They were bled smashed and conquered totally. The victors perspective of history is crap, it is always crap. Both nations were reduced to slavery for the empire, both were recreated as firewalls against communism, one for Europe and one for Asia. They remain locked into that paradigm.
Okinawa, airbases, naval instalations, and troops all well within easy reach of the spoils of war. And by the way if the many bits of pre attack intelligence available to President Rosenfelt had been passed on to Pearl Command the Japanese fleet could have been sunk to a man before even one yankee had to die. War has been the best investment for at least five thousand years. All those souls at Pearl invested by their own government just to make war.

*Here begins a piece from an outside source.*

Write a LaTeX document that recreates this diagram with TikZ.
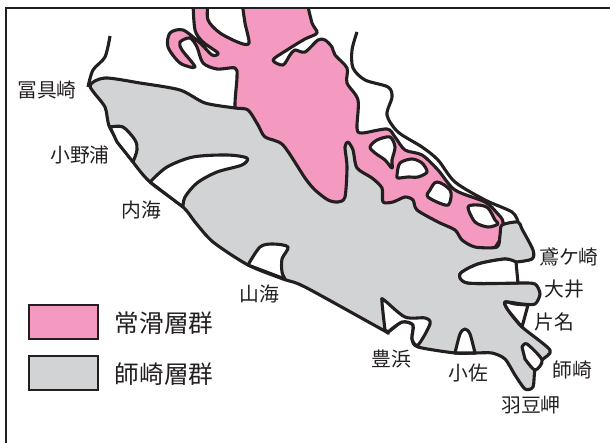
\documentclass[tikz,border=0pt]{standalone}
\usepackage{fontspec}
\setmainfont{Noto Sans CJK JP}
\definecolor{ink}{HTML}{231F20}
\definecolor{pinkrock}{HTML}{F49AC1}
\definecolor{grayrock}{HTML}{D1D3D4}
\tikzset{
  outline/.style={draw=ink,line width=3.1pt,line join=round,line cap=butt},
  place/.style={text=ink,font=\fontsize{19.8}{21}\selectfont,inner sep=0pt},
  legendtext/.style={text=ink,font=\fontsize{24.6}{26}\selectfont,inner sep=0pt},
  legendbox/.style={draw=ink,line width=1.8pt,minimum width=69pt,minimum height=34pt,inner sep=0pt},
}
\begin{document}
\begin{tikzpicture}[x=1pt,y=-1pt]
\path[use as bounding box] (0,0) rectangle (610,443);
\begin{scope}
\clip (0,8) rectangle (610,443);
% pink formation
\path[outline,fill=pinkrock] plot[smooth,tension=.5] coordinates {
 (193,2) (195,30) (203,42) (218,53) (212,55) (200,43) (183,30) (170,33) (168,47) (180,63) (195,67)
 (182,50) (180,42) (190,38) (197,47) (203,63) (217,69) (235,68) (237,77) (235,107) (240,130) (300,200)
 (420,230) (480,255) (500,240) (503,222) (497,213) (485,202) (455,190) (438,170) (422,155) (405,150) (395,137) (387,129)
 (362,133) (357,128) (358,100) (347,83) (347,68) (335,55) (332,47) (325,40) (318,40) (305,52) (295,50)
 (290,55) (283,65) (273,60) (287,50) (305,39) (317,33) (312,23) (307,2)} -- cycle;
\path[outline,fill=white] plot[smooth,tension=.5] coordinates {
 (208,2) (208,20) (220,33) (240,43) (249,43) (245,23) (242,2)} -- cycle;
\end{scope}
% gray formation
\path[outline,fill=grayrock] plot[smooth cycle,tension=.45] coordinates {
 (90,86) (105,78) (140,83) (180,90) (205,103) (235,108) (248,110) (258,125) (265,137) (283,145)
 (305,178) (315,190) (328,200) (338,202) (345,197) (347,167) (345,147) (348,142) (353,150) (357,168)
 (372,178) (382,188) (383,202) (393,202) (405,197) (413,200) (417,210) (438,222) (455,230) (462,240)
 (475,247) (497,247) (500,235) (502,225) (518,222) (522,229) (533,250) (532,259) (515,262) (505,259)
 (478,264) (460,274) (468,283) (518,283) (535,284) (540,294) (535,304) (522,304) (505,302) (508,310)
 (522,327) (550,350) (542,360) (535,370) (533,387) (525,389) (515,375) (505,359) (492,353) (475,353)
 (455,353) (418,347) (412,339) (413,325) (402,322) (388,332) (383,330) (305,287) (283,279) (248,265)
 (213,242) (195,222) (183,207) (150,182) (133,162) (110,128) (105,107)};
% bays
\path[outline,fill=white] plot[smooth,tension=.5] coordinates {(110,127) (123,127) (135,140) (137,150) (133,162)} -- (117,142) -- cycle;
\path[outline,fill=white] plot[smooth,tension=.5] coordinates {(150,182) (167,167) (193,157) (227,155) (247,158) (242,165) (217,172) (197,183) (185,197) (183,207)} -- cycle;
\path[outline,fill=white] plot[smooth,tension=.5] coordinates {(248,265) (260,247) (273,244) (288,247) (282,259) (282,272) (285,279)} -- cycle;
\path[outline,fill=white] plot[smooth,tension=.5] coordinates {(385,330) (382,302) (384,300) (405,317) (425,318) (430,324) (418,345) (412,339) (413,325) (402,322) (388,332)} -- cycle;
\path[outline,fill=white] plot[smooth,tension=.5] coordinates {(455,353) (460,334) (465,329) (470,334) (475,353)} -- cycle;
\path[outline,fill=white] plot[smooth,tension=.5] coordinates {(516,262) (505,259) (478,264) (460,274) (468,283) (518,283)} -- cycle;
\path[outline,fill=white] plot[smooth,tension=.5] coordinates {(528,305) (515,304) (505,302) (508,310) (522,327)} -- cycle;
\path[outline,fill=white] plot[smooth,tension=.5] coordinates {(522,347) (527,344) (542,360) (535,370) (525,359)} -- cycle;
% inclusions in the pink formation
\path[outline,fill=white] plot[smooth cycle,tension=.5] coordinates {(370,147) (377,140) (390,137) (395,147) (392,160) (392,168) (385,160) (375,153)};
\path[outline,fill=white] plot[smooth cycle,tension=.5] coordinates {(397,175) (400,163) (412,159) (422,163) (427,172) (418,177) (408,177) (398,178)};
\path[outline,fill=white] plot[smooth cycle,tension=.6] coordinates {(437,182) (450,190) (450,202) (445,205) (428,197) (430,190)};
\path[outline,fill=white] plot[smooth cycle,tension=.5] coordinates {(468,207) (478,205) (488,208) (495,220) (498,224) (488,227) (475,222)};
% coast lines
\draw[outline] plot[smooth,tension=.5] coordinates {(110,36) (105,57) (93,70) (88,87)};
\draw[outline] plot[smooth,tension=.5] coordinates {(357,32) (352,50) (353,68) (365,80) (388,87) (392,97) (387,115) (398,132) (422,147) (438,160) (455,182) (485,200) (512,212) (518,222)};
% frame
\draw[ink,line width=1.5pt] (6,443) -- (6,8) -- (610,8);
% place names
\node[place] (tomigu) at (47,90) {冨具崎};
\node[place] (ono) at (80,155) {小野浦};
\node[place] (uchiumi) at (141,210) {内海};
\node[place] (yamaumi) at (259,294) {山海};
\node[place] (toyohama) at (391,359) {豊浜};
\node[place] (osa) at (468,373) {小佐};
\node[place] (hazu) at (531,405) {羽豆岬};
\node[place] (morozaki) at (572,370) {師崎};
\node[place] (katana) at (554,322) {片名};
\node[place] (oi) at (564,289) {大井};
\node[place] (tobigasaki) at (569,257) {鳶ケ崎};
% legend
\node[legendbox,fill=pinkrock] (lp) at (63.5,322) {};
\node[legendbox,fill=grayrock] (lg) at (63.5,373) {};
\node[legendtext] (tp) at (164,323) {常滑層群};
\node[legendtext] (tg) at (164,374) {師崎層群};
\end{tikzpicture}
\end{document}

It's always flowers and candy with you ain't it. We both live in the same world but that is not at all apparent. I fear you have mistaken the dung for the rose.
You have an interesting but mistaken view of history. So far as the European Recovery Program (also known as the Marshall Plan) is concerned you are partly correct. Rebuilding Western Europe was seen a a bulwark against communism. There was similar thinking in terms of Japan. However, it was the way it was done that was most interesting. The US could simply have established non-democratic US puppet governments in both Germany and Japan. It chose instead to encourage the development of democracies. It succeeded so well in Germany that the present day German state is probably more democratic than the United States. So far as Japan is concerned the US replaced a warlike regime with one that is currently so pacifistic that rarely sends even peacekeeping forces overseas. The gracious manner in which the US treated a completely devastated and defeated enemy is without precedent in history.
I assume in your second paragraph your are referring to F. D. Roosevelt. The conspiracy rumour that he allowed the attack on Pearl Harbor is completely unproven historically. No one has been able to provide a shred of evidence that this was the case. You are also in error in believing that the US had military superiority in the Pacific in 1941. In fact the Japanese fleet, army, and air force greatly outnumbered the US forces in the Pacific and held that advantage even after the Battle of Midway. It was not until 1943 that US manufacturing capacity and its greater supplies of manpower overcame Japan's initial advantage.